RICE – “Rice acres were really surprising,” Stiles said. “The March intentions had Arkansas at 1.4 million total for long and medium grain. Today’s numbers came in just 100,000 acres below that. Maybe improving rice prices kept growers adding acres.”
Hardke said he thought the number of acres was high.
“There are plenty of areas in the state that had high prevented planted acres,” he said. “Based on conversations with growers, I still feel like our total rice acreage number will be about 1.1 million.”
“There’s so much variability out there in what happened in small regions of the state and how much they were impacted by the weather and what percent they were able to get planted,” Hardke said.

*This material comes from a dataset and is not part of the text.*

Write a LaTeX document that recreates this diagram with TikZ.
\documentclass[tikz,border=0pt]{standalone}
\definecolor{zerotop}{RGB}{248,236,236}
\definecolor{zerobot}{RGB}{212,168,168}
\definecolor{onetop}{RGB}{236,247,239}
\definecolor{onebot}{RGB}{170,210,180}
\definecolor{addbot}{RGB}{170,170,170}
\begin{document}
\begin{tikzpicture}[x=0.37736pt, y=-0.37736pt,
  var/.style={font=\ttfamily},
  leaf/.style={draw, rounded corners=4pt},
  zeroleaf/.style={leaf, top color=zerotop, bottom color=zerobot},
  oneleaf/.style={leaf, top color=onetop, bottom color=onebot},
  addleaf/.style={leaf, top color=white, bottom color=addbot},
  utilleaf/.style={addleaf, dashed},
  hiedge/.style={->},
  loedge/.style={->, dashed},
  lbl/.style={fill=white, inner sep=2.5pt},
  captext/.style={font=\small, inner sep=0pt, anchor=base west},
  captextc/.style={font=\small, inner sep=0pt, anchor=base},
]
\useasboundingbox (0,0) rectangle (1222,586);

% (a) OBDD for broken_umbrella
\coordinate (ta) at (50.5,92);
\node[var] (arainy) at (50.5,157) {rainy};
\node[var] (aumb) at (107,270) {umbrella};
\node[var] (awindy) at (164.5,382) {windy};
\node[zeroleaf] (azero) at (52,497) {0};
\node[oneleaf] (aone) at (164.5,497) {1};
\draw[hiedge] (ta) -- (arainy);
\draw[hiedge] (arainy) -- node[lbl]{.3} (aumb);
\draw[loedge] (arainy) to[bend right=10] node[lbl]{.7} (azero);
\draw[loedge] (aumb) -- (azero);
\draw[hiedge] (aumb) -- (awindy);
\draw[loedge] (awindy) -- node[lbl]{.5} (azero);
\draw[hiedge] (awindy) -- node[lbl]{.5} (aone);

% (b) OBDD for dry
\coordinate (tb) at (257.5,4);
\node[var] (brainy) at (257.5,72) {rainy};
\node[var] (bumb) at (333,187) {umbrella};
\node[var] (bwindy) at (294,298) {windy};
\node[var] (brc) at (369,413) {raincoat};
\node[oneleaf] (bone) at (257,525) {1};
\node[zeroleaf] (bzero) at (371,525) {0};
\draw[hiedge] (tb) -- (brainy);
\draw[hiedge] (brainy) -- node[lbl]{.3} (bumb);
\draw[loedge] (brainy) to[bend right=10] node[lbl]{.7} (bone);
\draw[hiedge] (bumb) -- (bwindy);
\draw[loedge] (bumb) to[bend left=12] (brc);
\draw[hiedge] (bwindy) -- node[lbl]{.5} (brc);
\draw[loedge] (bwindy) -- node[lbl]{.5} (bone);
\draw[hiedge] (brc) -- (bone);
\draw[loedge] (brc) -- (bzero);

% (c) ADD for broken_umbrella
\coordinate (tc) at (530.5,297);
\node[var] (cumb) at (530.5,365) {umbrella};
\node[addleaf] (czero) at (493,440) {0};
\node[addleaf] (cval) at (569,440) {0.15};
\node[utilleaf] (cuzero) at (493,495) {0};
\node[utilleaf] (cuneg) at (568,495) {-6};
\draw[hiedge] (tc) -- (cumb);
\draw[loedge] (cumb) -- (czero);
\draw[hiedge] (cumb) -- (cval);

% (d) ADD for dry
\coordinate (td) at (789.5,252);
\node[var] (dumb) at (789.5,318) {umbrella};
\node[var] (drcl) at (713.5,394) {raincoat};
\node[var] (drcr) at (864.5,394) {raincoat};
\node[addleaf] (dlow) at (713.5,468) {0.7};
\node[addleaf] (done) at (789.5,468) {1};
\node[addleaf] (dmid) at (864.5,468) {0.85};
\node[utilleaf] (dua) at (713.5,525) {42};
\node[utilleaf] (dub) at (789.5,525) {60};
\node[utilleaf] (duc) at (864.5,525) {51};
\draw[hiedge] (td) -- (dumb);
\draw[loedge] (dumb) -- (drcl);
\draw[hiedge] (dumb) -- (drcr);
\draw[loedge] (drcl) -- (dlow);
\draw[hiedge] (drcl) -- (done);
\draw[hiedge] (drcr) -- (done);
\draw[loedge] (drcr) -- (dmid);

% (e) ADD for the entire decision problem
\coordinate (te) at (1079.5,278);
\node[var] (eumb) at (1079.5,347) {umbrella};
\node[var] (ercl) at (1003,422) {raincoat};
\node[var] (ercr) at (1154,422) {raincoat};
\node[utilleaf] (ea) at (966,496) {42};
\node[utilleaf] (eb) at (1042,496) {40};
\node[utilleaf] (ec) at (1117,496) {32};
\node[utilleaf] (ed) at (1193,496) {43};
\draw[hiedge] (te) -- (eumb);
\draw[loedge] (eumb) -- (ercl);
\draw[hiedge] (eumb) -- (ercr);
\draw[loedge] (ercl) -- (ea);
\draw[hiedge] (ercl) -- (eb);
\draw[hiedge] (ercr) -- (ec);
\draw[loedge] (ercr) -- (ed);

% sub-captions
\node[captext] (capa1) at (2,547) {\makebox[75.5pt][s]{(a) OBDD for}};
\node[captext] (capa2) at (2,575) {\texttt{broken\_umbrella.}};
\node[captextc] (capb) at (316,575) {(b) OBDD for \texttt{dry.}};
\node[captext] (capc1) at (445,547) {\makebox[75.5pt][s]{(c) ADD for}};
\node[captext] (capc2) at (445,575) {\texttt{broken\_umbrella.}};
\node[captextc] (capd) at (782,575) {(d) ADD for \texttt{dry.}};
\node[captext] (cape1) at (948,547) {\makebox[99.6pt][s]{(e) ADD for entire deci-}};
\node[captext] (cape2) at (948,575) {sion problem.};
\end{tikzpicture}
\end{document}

He was also predicting a record high number of prevented planting acres for rice when then numbers come out in August. The previous record was 302,000 and change in 2013,” he said. “We’re going to beat that number.”
As of Monday, NASS hadn’t put Arkansas rice planting at 100% complete.
September rice futures increased about $1.50 per hundredweight from late April through early June – trading just over $12 per hundredweight at its peak.
“With soybeans not providing an economical alternative, growers continued to plant rice,” Stiles said. “When the calendar flipped to June there were indications that folks weren’t through planting their intended rice acres.”
CORN – Corn was estimated at 810,000 acres, down from the 830,000 acres in the March report. Stiles said the corn acreage “was a surprise to me. I really thought we’d be down below 700,000 and about unchanged from last year.”
Based on the Friday report, this would be the highest corn acreage for the state since the 880,000 reported in 2013.
“I think a strong price rally in corn encouraged growers to keep planting later than normal,” Stiles said. “From mid-May to mid-June, September corn futures rallied over $1 per bushel –trading up $4.68 on June 17.”
SOYBEANS – Extension Soybean Agronomist Jeremy Ross said he wasn’t surprised by the 3 million acre figure. However, “it is shocking to see the number of fields across the state that have bare ground with no crop planted,” he said.
On Monday, NASS estimated that 89% of the Arkansas soybean crop has been planted.
“Producers can still make a soybean crop with July planted soybean, but time is running out,” he said “Compared to the optimum planting date, we have already reduced our maximum yield potential by 25-30% with late plantings. Every day we delay planting is reducing the yield potential.”
Ross said another concern was that planting soybean maturity groups IV and V, much later than mid-July would run the “risk of not being fully mature by the time we typically have a frost in late October to early November.”
Stiles said that “as recently as mid-May, November soybean futures were trading down at $8.15 per bushel – at decade lows. Slow export demand and record large supplies have kept basis levels weak.”
“The market hasn’t had to encourage growers to plant soybeans,” he said. “Progress on trade talks with China has been slow as well. That continues to be an overhang on the soybean market.”
The soybean acres were the lowest since the 2.85 million planted in 2007.
The University of Arkansas contributed this article.